David Johnston comments on The Alignment Problem from a Deep Learning Perspective (major rewrite)

David Johnston 11 Jan 2023 10:53 UTC
2 points
1
Regarding internally represented goals:

More abstractly, goal-directed planning is often an efficient way to leverage limited data [Sutton and Barto, 2018], and is important for humans in many domains. Insofar as goal-directed planning is a powerful way to accomplish many useful tasks, we expect that AI developers will increasingly design architectures expressive enough to support (explicit or implicit) planning, and that optimization over those architectures will push policies to develop internally-represented goals (especially when they’re trained on complex long-horizon tasks). So henceforth we assume that policies will learn internally-represented goals as they become more generally capable, and turn our attention to the question of which types of internally-represented goals they might learn.

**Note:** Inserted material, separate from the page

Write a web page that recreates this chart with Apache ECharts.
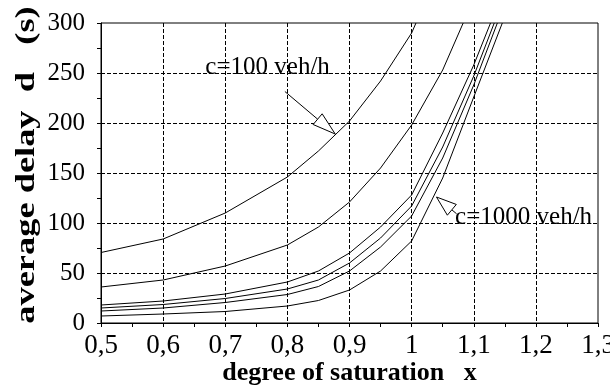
<!DOCTYPE html>
<html>
<head>
<meta charset="utf-8">
<script src="https://cdn.jsdelivr.net/npm/echarts@6/dist/echarts.min.js"></script>
<style>
html,body{margin:0;padding:0;background:#fff;}
#chart{width:610px;height:385px;}
</style>
</head>
<body>
<div id="chart"></div>
<script>
// Data: [degree of saturation x, average delay d (s)]
const curveC100 = [[0.5,70.5],[0.6,84],[0.7,110],[0.8,146],[0.85,172],[0.9,202],[0.95,242],[1.0,290],[1.007,300]];
const curve2 = [[0.5,36],[0.6,43],[0.7,57],[0.8,78],[0.85,96],[0.9,121],[0.95,155],[1.0,198],[1.05,253],[1.083,300]];
const curve3 = [[0.5,18],[0.6,22],[0.7,29],[0.8,41],[0.85,52],[0.9,70],[0.95,96],[1.0,128],[1.05,190],[1.1,258],[1.127,300]];
const curve4 = [[0.5,15],[0.6,18.5],[0.7,24.5],[0.8,34],[0.85,43],[0.9,60],[0.95,85],[1.0,117],[1.05,176],[1.1,247],[1.133,300]];
const curve5 = [[0.5,12],[0.6,15],[0.7,20.5],[0.8,28.5],[0.85,36.5],[0.9,52],[0.95,76],[1.0,107],[1.05,165],[1.1,238],[1.138,300]];
const curveC1000 = [[0.5,7],[0.6,9],[0.7,11.5],[0.8,17],[0.85,22.5],[0.9,33],[0.95,52],[1.0,82],[1.05,145],[1.1,226],[1.146,300]];

const xTickLabels = ['0,5','0,6','0,7','0,8','0,9','1','1,1','1,2','1,3'];
const yTickLabels = ['0','50','100','150','200','250','300'];

const xTitle = 'degree of saturation   x';
const yTitle = 'average delay  d   (s)';

// annotation anchors in data space
const label100 = {text:'c=100 veh/h', at:[0.668,256]};
const label1000 = {text:'c=1000 veh/h', at:[1.070,106]};
const arrow100 = {tail:[0.796,231.5], tip:[0.877,189]};
const arrow1000 = {tail:[1.0724,109.2], tip:[1.040,126]};

const SERIF = '"Liberation Serif","Times New Roman",serif';
const chart = echarts.init(document.getElementById('chart'), null, {renderer:'canvas'});

function lineSeries(data){
  return {type:'line', data:data, showSymbol:false, symbol:'none', clip:true,
    lineStyle:{color:'#000', width:1}, z:3, silent:true};
}

const option = {
  animation:false,
  backgroundColor:'#fff',
  grid:{left:101, right:12, top:23, bottom:62, show:true, borderColor:'#000', borderWidth:1,
    backgroundColor:'transparent', containLabel:false, outerBoundsMode:'none'},
  xAxis:{
    type:'value', min:0.5, max:1.3, interval:0.1,
    axisLine:{show:true, onZero:false, lineStyle:{color:'#000', width:1}},
    axisTick:{show:true, length:4, lineStyle:{color:'#000'}},
    minorTick:{show:true, splitNumber:2, length:4, lineStyle:{color:'#000'}},
    splitLine:{show:true, showMinLine:false, showMaxLine:false, lineStyle:{color:'#000', type:[4,2], width:1}},
    axisLabel:{color:'#000', fontFamily:SERIF, fontSize:27, margin:9,
      formatter:function(v){return xTickLabels[Math.round((v-0.5)/0.1)];}},
    name:xTitle, nameLocation:'middle', nameGap:37, nameMoveOverlap:false,
    nameTextStyle:{color:'#000', fontFamily:SERIF, fontSize:26, fontWeight:'bold'}
  },
  yAxis:{
    type:'value', min:0, max:300, interval:50,
    axisLine:{show:true, lineStyle:{color:'#000', width:1}},
    axisTick:{show:true, length:4, lineStyle:{color:'#000'}},
    minorTick:{show:true, splitNumber:2, length:4, lineStyle:{color:'#000'}},
    splitLine:{show:true, showMinLine:false, showMaxLine:false, lineStyle:{color:'#000', type:[4,2], width:1}},
    axisLabel:{color:'#000', fontFamily:SERIF, fontSize:25, margin:16,
      formatter:function(v){return yTickLabels[Math.round(v/50)];}}
  },
  series:[lineSeries(curveC100), lineSeries(curve2), lineSeries(curve3), lineSeries(curve4), lineSeries(curve5), lineSeries(curveC1000)]
};
chart.setOption(option);

function px(p){return chart.convertToPixel({gridIndex:0}, p);}
function arrowGraphics(a, headLen, halfW){
  const t = px(a.tail), h = px(a.tip);
  const dx = h[0]-t[0], dy = h[1]-t[1];
  const L = Math.sqrt(dx*dx+dy*dy);
  const ux = dx/L, uy = dy/L;
  const bx = h[0]-ux*headLen, by = h[1]-uy*headLen;
  const nx = -uy, ny = ux;
  return [
    {type:'line', shape:{x1:t[0], y1:t[1], x2:bx, y2:by}, style:{stroke:'#000', lineWidth:1}, z:10},
    {type:'polygon', shape:{points:[[h[0],h[1]],[bx+nx*halfW, by+ny*halfW],[bx-nx*halfW, by-ny*halfW]]},
      style:{fill:'#fff', stroke:'#000', lineWidth:1}, z:10}
  ];
}
function textGraphic(l){
  const p = px(l.at);
  return {type:'text', x:p[0], y:p[1], z:11,
    style:{text:l.text, fill:'#000', font:'25px '+SERIF, textAlign:'left', textVerticalAlign:'middle', verticalAlign:'middle'}};
}
// vertical axis title, centred on the plot height
const g = chart.getModel().getComponent('grid').coordinateSystem.getRect();
const yTitleGraphic = {type:'text', x:27, y:g.y + g.height/2 - 8, rotation:Math.PI/2, scaleX:1.3, scaleY:1, z:11,
  style:{text:yTitle, fill:'#000', font:'bold 28px '+SERIF, textAlign:'center', textVerticalAlign:'middle', verticalAlign:'middle'}};

chart.setOption({graphic:[].concat(
  arrowGraphics(arrow100, 23, 7),
  arrowGraphics(arrow1000, 20, 7),
  [textGraphic(label100), textGraphic(label1000), yTitleGraphic]
)});
</script>
</body>
</html>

This seems to me to be a foundational assumption for the rest of the paper and this passage feels a bit offhand, and the relationship to the previous examples isn’t totally clear. Here’s a suggestion for a slight modification:
- Powerful AIs will be able to succesfully carry out a wide range of difficult tasks
- It is in principle possible that they achieve this this as “reflex agents”, but just like lookup tables don’t generalise well for traditional AI, it seems unlikely in practice that reflex agents can generalise well enough to succesfully carry out a wide range of difficult tasks
- Given knowledge about how your actions influence the environment, goal-directed planning does generalise well
- AIs in practice develop internal representations of “how their actions influence the environment” (your evidence review), and, by the above, goal directed planning is therefore a generalisable technique for carrying out a wide range of difficult tasks
- So it seems that goal-directed planning is a more likely AGI structure than the reflex agents (noting that these two possibilities aren’t necessarily mutually exclusive or exhaustive)